I am developing a package with a data set I scraped from a website and I would like to make it available on CRAN.
However, the compressed data is already higher then 30 mb.
I was wondering, what would be the recommended way to include the data in my package?
My idea was host to the data on Github, for example, and then have a function in the package to download the data file. However, I have no idea if this is a recommend practice in these types of situations.
When facing a similar issue I resolved it in the way you describe (i.e. a hosting the dataset online - Amazon S3 in my case - and having a function serve it).
In my case this was suggested by CRAN maintainers themselves (in a comment along the lines "take your huge data elsewhere" )

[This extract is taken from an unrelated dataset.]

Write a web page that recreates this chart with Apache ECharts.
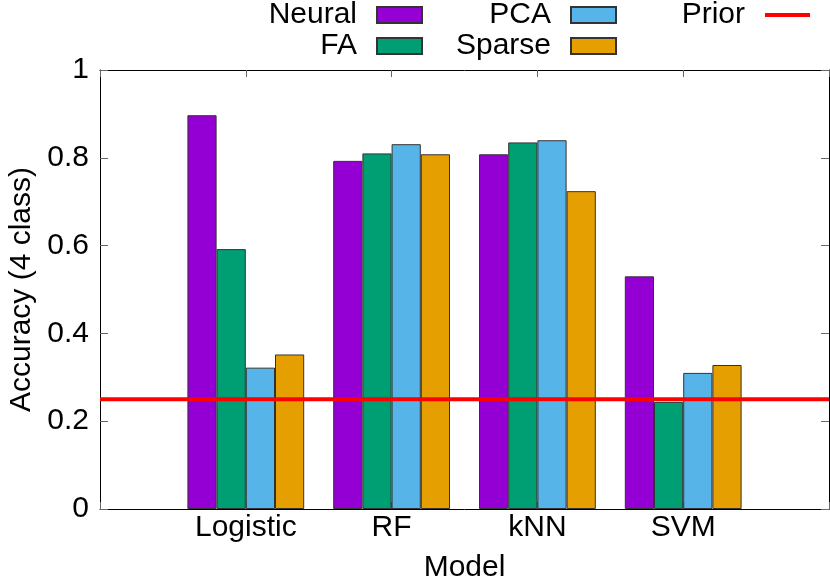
<!DOCTYPE html>
<html>
<head>
<meta charset="utf-8">
<script src="https://cdn.jsdelivr.net/npm/echarts@6/dist/echarts.min.js"></script>
<style>html,body{margin:0;padding:0;background:#fff}#c{width:830px;height:580px}</style>
</head>
<body>
<div id="c"></div>
<script>
const categories = ['Logistic', 'RF', 'kNN', 'SVM'];
const neural = [0.897, 0.793, 0.808, 0.530];
const fa     = [0.592, 0.810, 0.835, 0.244];
const pca    = [0.322, 0.831, 0.840, 0.310];
const sparse = [0.352, 0.808, 0.724, 0.328];
const prior  = 0.25;
const yTicks = [0, 0.2, 0.4, 0.6, 0.8, 1];

const FONT = '"Liberation Sans", Arial, sans-serif';
const colors = { Neural: '#9400d3', FA: '#009e73', PCA: '#56b4e9', Sparse: '#e69f00', Prior: '#ff0000' };

function pts(arr) { return arr.map((v, i) => [i, v]); }
function barSeries(name, arr) {
  return {
    name, type: 'bar', data: pts(arr), barWidth: 29.2, barGap: '0%',
    itemStyle: { color: colors[name], borderColor: '#333', borderWidth: 1 },
    emphasis: { disabled: true }
  };
}
function legendItem(name, right, top, icon, h) {
  return {
    data: [{ name, icon }], right, top, padding: 0, align: 'right',
    itemWidth: 45, itemHeight: h, selectedMode: false,
    textStyle: { fontFamily: FONT, fontSize: 30, color: '#000', lineHeight: 26, padding: [0, 15, 0, 0] }
  };
}
const axisLine = { show: true, onZero: false, lineStyle: { color: '#000', width: 1 } };
const tick = (len) => ({ show: true, inside: true, length: len, lineStyle: { color: '#666', width: 1 } });

const option = {
  animation: false,
  backgroundColor: '#fff',
  grid: { left: 100, right: 1, top: 70, bottom: 71, containLabel: false, outerBoundsMode: 'none' },
  legend: [
    legendItem('Neural', 407, 0, 'rect', 16),
    legendItem('FA', 407, 31, 'rect', 16),
    legendItem('PCA', 213, 0, 'rect', 16),
    legendItem('Sparse', 213, 31, 'rect', 16),
    legendItem('Prior', 20, 0, 'rect', 4)
  ],
  xAxis: [
    {
      type: 'value', position: 'bottom', min: -1, max: 4, interval: 1,
      axisLine, axisTick: tick(7), splitLine: { show: false },
      axisLabel: {
        margin: 4, fontFamily: FONT, fontSize: 30, color: '#000',
        formatter: v => (Number.isInteger(v) && v >= 0 && v < categories.length) ? categories[v] : ''
      },
      name: 'Model', nameLocation: 'middle', nameGap: 44,
      nameTextStyle: { fontFamily: FONT, fontSize: 30, color: '#000' }
    },
    {
      type: 'value', position: 'top', min: -1, max: 4, interval: 1,
      axisLine, axisTick: tick(7), splitLine: { show: false }, axisLabel: { show: false }
    }
  ],
  yAxis: [
    {
      type: 'value', position: 'left', min: 0, max: 1, interval: 0.2,
      axisLine, axisTick: tick(8), splitLine: { show: false },
      axisLabel: {
        margin: 11, fontFamily: FONT, fontSize: 30, color: '#000',
        formatter: v => { const t = yTicks.find(x => Math.abs(x - v) < 1e-9); return t === undefined ? '' : String(t); }
      },
      name: 'Accuracy (4 class)', nameLocation: 'middle', nameGap: 62,
      nameTextStyle: { fontFamily: FONT, fontSize: 30, color: '#000' }
    },
    {
      type: 'value', position: 'right', min: 0, max: 1, interval: 0.2,
      axisLine, axisTick: tick(8), splitLine: { show: false }, axisLabel: { show: false }
    }
  ],
  series: [
    barSeries('Neural', neural),
    barSeries('FA', fa),
    barSeries('PCA', pca),
    barSeries('Sparse', sparse),
    {
      name: 'Prior', type: 'line', data: [[-1, prior], [4, prior]], showSymbol: false, symbol: 'none',
      z: 5, color: colors.Prior,
      lineStyle: { color: colors.Prior, width: 4 },
      itemStyle: { color: colors.Prior },
      emphasis: { disabled: true }
    }
  ]
};
const chart = echarts.init(document.getElementById('c'), null, { renderer: 'canvas' });
chart.setOption(option);
</script>
</body>
</html>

Some things for your consideration:
it is likely the dataset will be downloaded a lot, even for niche packages (a lot of CRAN traffic is CI testing), this may impact your choice of hosting provider
CRAN does not really care where your external data is stored, but expects you to access it via https
CRAN discourages you from caching the dataset locally (tempdir is OK, but that is the limit)
bear in mind that utils::download.file() can have platform related issues, resulting in your file being unreadable; I have found curl::curl_download() more reliable (your mileage may vary)
I have only learned about the download.file issues myself the hard way = by having a download fail for a package already released (I am on Linux and the specifics of Windows are sometimes lost on me).
It can be tweaked by specifying the method and mode arguments of the function call (instead of relying on auto mode), but having got burned I opted for cURL instead.
you can cache data locally in an app dir. as long as the user is asked for permission; as to how make the data available and download it, as mentioned earlier in this thread there are many options. Useful packages: rappdirs, hoardr. New R function: tools::R_user_dir() (from R4.0, for older R one would need the backports package).